» **What you have to do**
For the copy, please give all of the data again exactly and leave the pictures out.

» **Given information**
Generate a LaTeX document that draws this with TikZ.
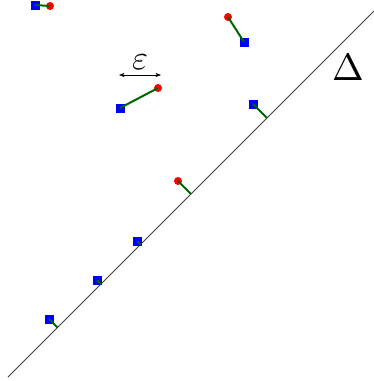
\documentclass[tikz,border=0pt]{standalone}
\usepackage{amsmath}
\usetikzlibrary{arrows.meta,calc}

\begin{document}
\begin{tikzpicture}[
    x=1pt, y=-1pt,
    sq/.style={rectangle, fill=blue, minimum size=9pt, inner sep=0pt},
    rd/.style={circle, fill=red, minimum size=8pt, inner sep=0pt},
    lnk/.style={line width=2pt, draw=green!40!black},
    ax/.style={draw=black!75, line width=0.8pt},
    e/.style={{Stealth[length=2mm]}-{Stealth[length=2mm]}, line width=0.6pt},
  ]
  \useasboundingbox (0,0) rectangle (374,381);
  \coordinate (l0) at (8,377);
  \coordinate (l1) at (374,11);
  \draw[ax] (l0) -- (l1);
  \node[inner sep=0pt] (delta) at (348,68) {\scalebox{3.8}{$\Delta$}};
  % epsilon scale
  \coordinate (ea) at (119,75);
  \coordinate (eb) at (161,75);
  \draw[e] (ea) -- (eb);
  \node[inner sep=0pt] (eps) at (140,62.5) {\scalebox{3.4}{$\varepsilon$}};
  % points
  \node[sq] (s1) at (35,5) {};
  \node[rd] (r1) at (50,6) {};
  \node[rd] (r2) at (228,17) {};
  \node[sq] (s2) at (244,42) {};
  \node[sq] (s3) at (120,108) {};
  \node[rd] (r3) at (158,88) {};
  \node[sq] (s4) at (253,104) {};
  \node[rd] (r5) at (178,181) {};
  \node[sq] (s6) at (137,241) {};
  \node[sq] (s7) at (97,280) {};
  \node[sq] (s8) at (49,319) {};
  % feet on the line
  \coordinate (p4) at ($(l0)!(s4)!(l1)$);
  \coordinate (p5) at ($(l0)!(r5)!(l1)$);
  \coordinate (p6) at ($(l0)!(s6)!(l1)$);
  \coordinate (p7) at ($(l0)!(s7)!(l1)$);
  \coordinate (p8) at ($(l0)!(s8)!(l1)$);
  \draw[lnk] (s1.center) -- (r1.center);
  \draw[lnk] (r2.center) -- (s2.center);
  \draw[lnk] (s3.center) -- (r3.center);
  \draw[lnk] (s4.center) -- (p4);
  \draw[lnk] (r5.center) -- (p5);
  \draw[lnk] (s6.center) -- (p6);
  \draw[lnk] (s7.center) -- (p7);
  \draw[lnk] (s8.center) -- (p8);
\end{tikzpicture}
\end{document}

» **Answer below**
Generate a LaTeX document that draws this with TikZ.
\documentclass[tikz,border=0pt]{standalone}
\usepackage{amsmath}
\usetikzlibrary{arrows.meta,calc}

\begin{document}
\begin{tikzpicture}[
    x=1pt, y=-1pt,
    sq/.style={rectangle, fill=blue, minimum size=9pt, inner sep=0pt},
    rd/.style={circle, fill=red, minimum size=8pt, inner sep=0pt},
    lnk/.style={line width=2pt, draw=green!40!black},
    ax/.style={draw=black!75, line width=0.8pt},
    e/.style={{Stealth[length=2mm]}-{Stealth[length=2mm]}, line width=0.6pt},
  ]
  \useasboundingbox (0,0) rectangle (374,381);
  \coordinate (l0) at (8,377);
  \coordinate (l1) at (374,11);
  \draw[ax] (l0) -- (l1);
  \node[inner sep=0pt] (delta) at (348,68) {\scalebox{3.8}{$\Delta$}};
  % epsilon scale
  \coordinate (ea) at (119,75);
  \coordinate (eb) at (161,75);
  \draw[e] (ea) -- (eb);
  \node[inner sep=0pt] (eps) at (140,62.5) {\scalebox{3.4}{$\varepsilon$}};
  % points
  \node[sq] (s1) at (35,5) {};
  \node[rd] (r1) at (50,6) {};
  \node[rd] (r2) at (228,17) {};
  \node[sq] (s2) at (244,42) {};
  \node[sq] (s3) at (120,108) {};
  \node[rd] (r3) at (158,88) {};
  \node[sq] (s4) at (253,104) {};
  \node[rd] (r5) at (178,181) {};
  \node[sq] (s6) at (137,241) {};
  \node[sq] (s7) at (97,280) {};
  \node[sq] (s8) at (49,319) {};
  % feet on the line
  \coordinate (p4) at ($(l0)!(s4)!(l1)$);
  \coordinate (p5) at ($(l0)!(r5)!(l1)$);
  \coordinate (p6) at ($(l0)!(s6)!(l1)$);
  \coordinate (p7) at ($(l0)!(s7)!(l1)$);
  \coordinate (p8) at ($(l0)!(s8)!(l1)$);
  \draw[lnk] (s1.center) -- (r1.center);
  \draw[lnk] (r2.center) -- (s2.center);
  \draw[lnk] (s3.center) -- (r3.center);
  \draw[lnk] (s4.center) -- (p4);
  \draw[lnk] (r5.center) -- (p5);
  \draw[lnk] (s6.center) -- (p6);
  \draw[lnk] (s7.center) -- (p7);
  \draw[lnk] (s8.center) -- (p8);
\end{tikzpicture}
\end{document}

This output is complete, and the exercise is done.